Os amigos parecem diferentes, alguma coisa mudou; um após outro me causam a sensação de que a imagem presente e a registrada na memória não se ajustam. Olho, reolho, penso e o óbvio salta: cãs. Entremeadas à cor natural do cabelo, mas estão lá, como geada fraca na boca do inverno. Somos senescentes. As faces pouco revelam do tempo, porém cãs não mentem.
O assunto fica ziguezagueando na mente, trombando nas paredes da memória, até encontrar a imagem da avó Tereza, a quem eu chamava de mutter, passando uma gosma no cabelo para esconder os fios brancos. O frasco com desenho do perfil de duas pessoas, o pente, o cheiro esquisito, a sessão de aplicação e os cabelos ficavam escuros, escorridos. A minha juventude não me permitia entender a ocultação das cãs como rejuvenescimento. Avó, por definição, é velha para os netos. Sim, juventude e velhice são relativos absolutos.
Como assim? O relativo se define pela comparação e o absoluto, conceito oposto, é aquilo que não depende do entorno para ser o que é. Explico. O pediatra e o geriatra trabalham com o absoluto; a criança e o velho vivem a si próprios de modo relativo. Então, o oxímoro da relatividade absoluta é licença poética para dizer que o tempo e o vento trazem marcas e oportunidades: o engilhamento das mãos é só aumento do passado e diminuição do futuro, não velhice para quem a vive com moderação.

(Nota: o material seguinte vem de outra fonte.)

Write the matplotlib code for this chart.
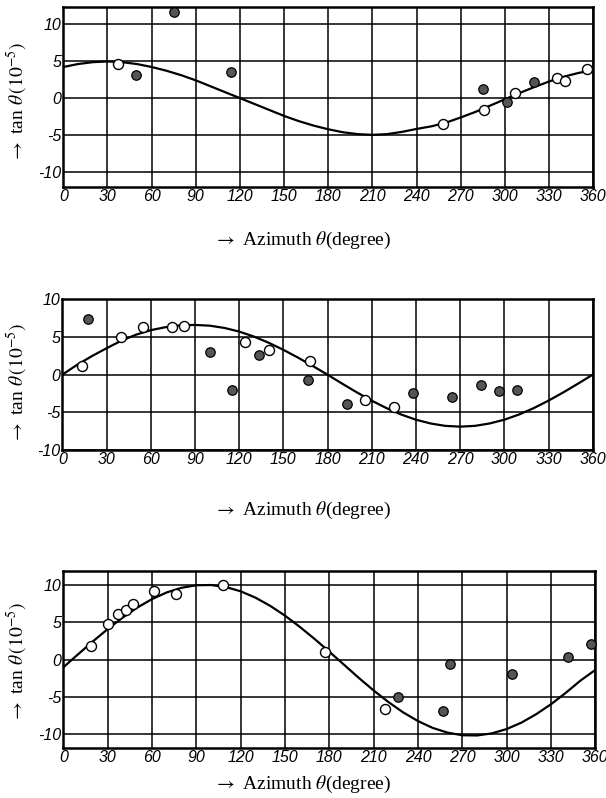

Falar disso para quê? Melhor pensar nas cãs com a impressão de que a Mutter estava certa e ir à cata de colorante que as enegreça. Agora não é a cabeleira dos amigos que prende o olhar; é com o espelho que falo e ao fitá-lo me recordo de ter visto, no ônibus, uma senhora se mirando num espelhinho de maquiagem e arrancando os fios brancos. Alguns resistiam e ficavam contorcidos, mais salientes do que antes. Ela resmungava alguma inconformidade com a natureza e puxava fio por fio. Só de ver fiquei dolorido. Não, não me sinto tão inconformado a ponto de me flagelar. Há apenas a surpresa da certeza do tempo que o exterior impõe ao interior.
A mente curiosa, quase infantil, observa a multidão e há muitas cabeças esbranquiçadas. Será que antes havia e a minha juventude não as via? Penso que não. As estatísticas dizem o mesmo que os olhos: estamos envelhecendo. Aí passa um grisalho magricelo correndo na manhã gelada. A trânsito parado, vidros embaçados, e ele faceiro como se tivesse toda energia do mundo, segue correndo no cantinho da rua, junto à guia. Vai mais rápido que os carros e logo some. Essa é a velhice do meu tempo! Velhice que não é velha, arriada, desmanchada.
É, mas o lado B dessa história é morrer em plena alegria. Enfartos fulminantes dizimam grisalhos saidinhos, assanhados, quimicamente rejuvenescidos. No afã de viver vão além da tintura das cãs e não suportam as prorrogações de juventude, sucumbindo como heróis da resistência ao tempo. Alvo de chacota, deveriam ser tratados como desbravadores de terrenos inexplorados, sobre os quais os pré-seniores de hoje passarão sem temer o tombo fatal. Longevos, não se apoquentarão com alguns fios brancos.
Divagações canhestras? Talvez. Mas que uns fiozinhos brancos fazem a gente pensar, ah, fazem.